YouTube said will remove videos that contain misinformation about COVID-19 vaccines, in an expansion of its existing rules about conspiracy theories and falsehoods about the pandemic, the Verge reported. Any vaccine-related content that contradicts information from “local health authorities” or the World Health Organisation is now prohibited.
“A COVID-19 vaccine may be imminent, therefore we’re ensuring we have the right policies in place to be able to remove misinformation related to a COVID-19 vaccine,” Farshad Shadloo, a YouTube spokesman, told the Verge in an email. This will include claims that the vaccine will kill people or cause infertility, that it will cause autism, or that microchips will be implanted in people who are vaccinated.

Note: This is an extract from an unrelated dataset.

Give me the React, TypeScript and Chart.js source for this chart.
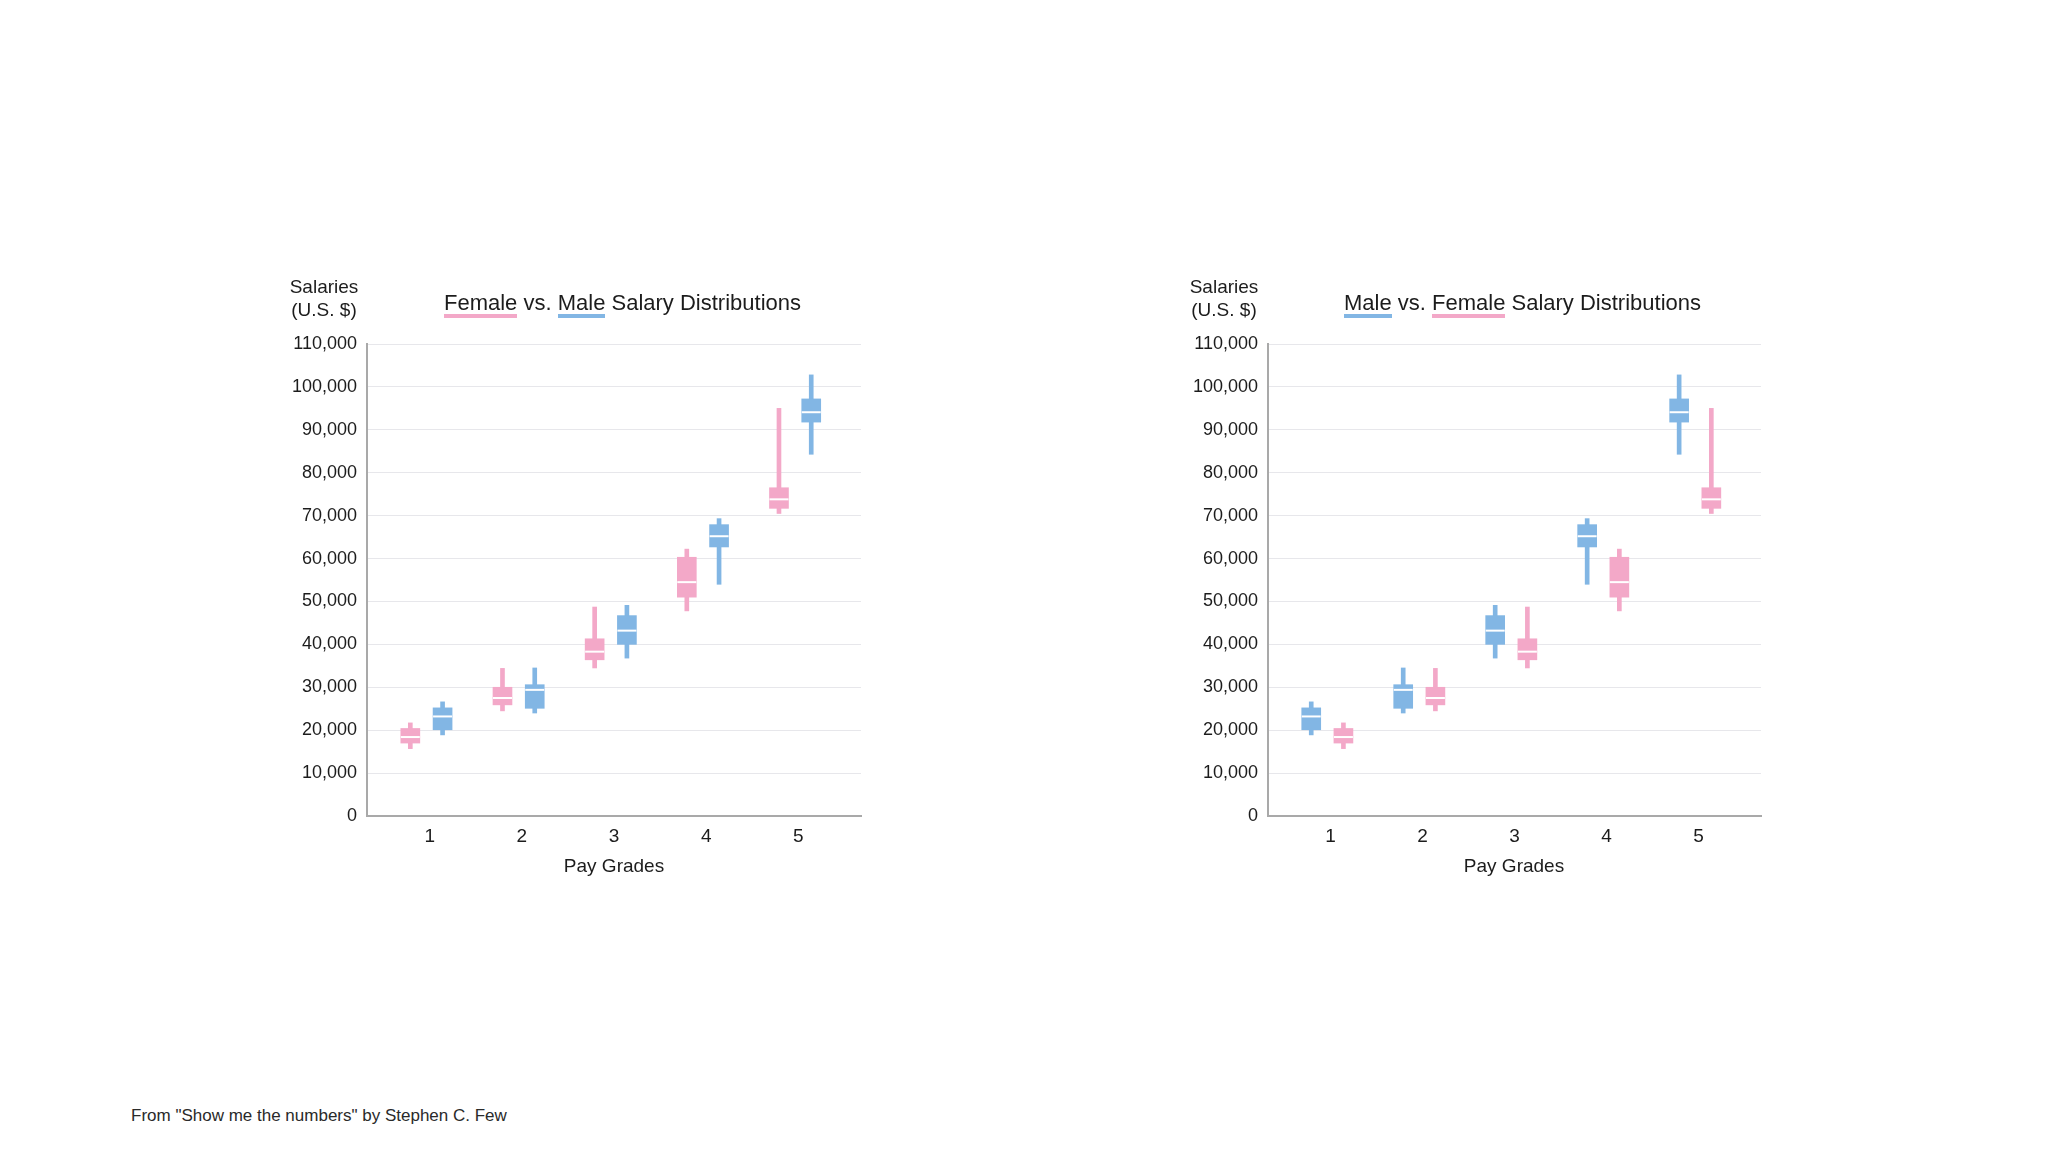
import React, { useEffect, useRef } from "react";
import { Chart, registerables } from "chart.js";

Chart.register(...registerables);

// Pay grades (x categories)
const grades = ["1", "2", "3", "4", "5"];

// Female salary distribution per grade
const femaleMin = [15700, 24500, 34500, 47800, 70500];
const femaleQ1 = [17000, 25900, 36400, 51000, 71700];
const femaleMedian = [18400, 27500, 38300, 54500, 73800];
const femaleQ3 = [20400, 30000, 41300, 60300, 76500];
const femaleMax = [21700, 34400, 48700, 62200, 95000];

// Male salary distribution per grade
const maleMin = [18900, 24000, 36800, 54000, 84300];
const maleQ1 = [20100, 25100, 40000, 62700, 91800];
const maleMedian = [23200, 29400, 43200, 65200, 94100];
const maleQ3 = [25200, 30600, 46700, 67900, 97200];
const maleMax = [26600, 34500, 49100, 69300, 102800];

const PINK = "#f3a8c8";
const BLUE = "#82b6e4";
const TEXT = "#1c1c1c";
const FONT = "'Liberation Sans', Arial, Helvetica, sans-serif";

interface Series {
  min: number[];
  q1: number[];
  median: number[];
  q3: number[];
  max: number[];
  color: string;
}

const female: Series = { min: femaleMin, q1: femaleQ1, median: femaleMedian, q3: femaleQ3, max: femaleMax, color: PINK };
const male: Series = { min: maleMin, q1: maleQ1, median: maleMedian, q3: maleQ3, max: maleMax, color: BLUE };

function boxDatasets(s: Series, offset: number): any[] {
  const xs = grades.map((_, i) => i + 1 + offset);
  return [
    {
      type: "bar",
      data: xs.map((x, i) => ({ x, y: [s.min[i], s.max[i]] })),
      backgroundColor: s.color,
      barThickness: 4,
      grouped: false,
      order: 3,
    },
    {
      type: "bar",
      data: xs.map((x, i) => ({ x, y: [s.q1[i], s.q3[i]] })),
      backgroundColor: s.color,
      barThickness: 19,
      grouped: false,
      order: 2,
    },
    {
      type: "line",
      data: xs.map((x, i) => ({ x, y: s.median[i] })),
      showLine: false,
      pointStyle: "line",
      pointRadius: 9.5,
      pointHoverRadius: 9.5,
      pointBorderColor: "#ffffff",
      pointBorderWidth: 2,
      order: 1,
    },
  ];
}

interface BoxChartProps {
  first: Series;
  second: Series;
  left: number;
  padRight: number;
}

const BoxChart: React.FC<BoxChartProps> = ({ first, second, left, padRight }) => {
  const canvasRef = useRef<HTMLCanvasElement>(null);

  useEffect(() => {
    if (!canvasRef.current) return;
    const chart = new Chart(canvasRef.current, {
      type: "bar",
      data: {
        datasets: [...boxDatasets(first, -0.21), ...boxDatasets(second, 0.14)],
      },
      options: {
        animation: false,
        responsive: true,
        maintainAspectRatio: false,
        events: [],
        layout: { padding: { top: 24, right: padRight, bottom: 0, left: 0 } },
        plugins: { legend: { display: false }, tooltip: { enabled: false } },
        scales: {
          x: {
            type: "linear",
            offset: false,
            min: 0.32,
            max: 5.68,
            afterBuildTicks: (axis: any) => {
              axis.ticks = grades.map((_, i) => ({ value: i + 1 }));
            },
            afterFit: (axis: any) => {
              axis.height = 50;
            },
            ticks: {
              callback: (v: any) => grades[Number(v) - 1] ?? "",
              font: { family: FONT, size: 19 },
              color: TEXT,
              padding: 9,
              autoSkip: false,
              maxRotation: 0,
            },
            grid: { display: false, drawTicks: false, offset: false },
            border: { color: "#a9a9a9", width: 2 },
          },
          y: {
            min: 0,
            max: 110000,
            afterFit: (axis: any) => {
              axis.width = 167;
            },
            ticks: {
              stepSize: 10000,
              callback: (v: any) => Number(v).toLocaleString("en-US"),
              font: { family: FONT, size: 18 },
              color: TEXT,
              padding: 10,
            },
            grid: { color: "#e7e7eb", lineWidth: 1, drawTicks: false },
            border: { color: "#a9a9a9", width: 2 },
          },
        },
      } as any,
    });
    return () => chart.destroy();
  }, [first, second, padRight]);

  return (
    <div style={{ position: "absolute", left, top: 320, width: 700, height: 546 }}>
      <canvas ref={canvasRef}></canvas>
    </div>
  );
};

const underline = (color: string): React.CSSProperties => ({
  display: "inline-block",
  lineHeight: "22px",
  borderBottom: `4px solid ${color}`,
});

const textBase: React.CSSProperties = { position: "absolute", fontFamily: FONT, color: TEXT, whiteSpace: "nowrap" };

const Panel: React.FC<{ offsetX: number; maleFirst: boolean }> = ({ offsetX, maleFirst }) => {
  const a = maleFirst ? { label: "Male", color: BLUE } : { label: "Female", color: PINK };
  const b = maleFirst ? { label: "Female", color: PINK } : { label: "Male", color: BLUE };
  return (
    <>
      <div style={{ ...textBase, left: 264 + offsetX, top: 275, width: 120, textAlign: "center", fontSize: 19, lineHeight: "23px" }}>
        Salaries
        <br />
        (U.S. $)
      </div>
      <div style={{ ...textBase, left: 444 + offsetX, top: 292, fontSize: 22, lineHeight: "22px" }}>
        <span style={underline(a.color)}>{a.label}</span> vs. <span style={underline(b.color)}>{b.label}</span> Salary Distributions
      </div>
      <div style={{ ...textBase, left: 514 + offsetX, top: 856, width: 200, textAlign: "center", fontSize: 19, lineHeight: "19px" }}>
        Pay Grades
      </div>
    </>
  );
};

export default function App() {
  return (
    <div style={{ position: "fixed", left: 0, top: 0, width: 2048, height: 1152, background: "#ffffff", overflow: "hidden" }}>
      <BoxChart first={female} second={male} left={200} padRight={39} />
      <BoxChart first={male} second={female} left={1101} padRight={40} />
      <Panel offsetX={0} maleFirst={false} />
      <Panel offsetX={900} maleFirst={true} />
      <div style={{ ...textBase, left: 131, top: 1107, fontSize: 17, lineHeight: "17px", color: "#2a2a2a" }}>
        From "Show me the numbers" by Stephen C. Few
      </div>
    </div>
  );
}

The microchips conspiracy theory promotes the false idea that Bill Gates, at the forefront of the COVID-19 vaccine race, will install microchips into every vaccinated person. It surfaced after Gates in March said in an interview that eventually “we will have some digital certificates” which would be used to show which people had received a vaccine.
Under its COVID-19 misinformation policy, YouTube — which has been responsible for pulling people down rabbit holes of conspiracies — already prohibits content that claims that a guaranteed vaccine or cure for COVID-19 is available, that the COVID-19 vaccine will kill people who receive it. Conspiracy theories around COVID-19, including that 5G causes or eating Asain food causes it, is also prohibited.
Outside of vaccine misinformation, YouTube had earlier this year prohibited content that sheds doubt over the existence and transmission of COVID-19, or encourages people to rely on home remedies and not seek medical treatment, or explicitly disputes official guidelines on isolation and social distancing. It also claims that a group is immune or cannot transmit the virus.
Facebook has meanwhile banned any ads that “explicitly” discourage from getting vaccinated, but has remained silent on anti-vax conspiracies or content that spread rumours about vaccines. Besides, ads around legislation or government policies for or against vaccines, including for COVID-19, will still be allowed.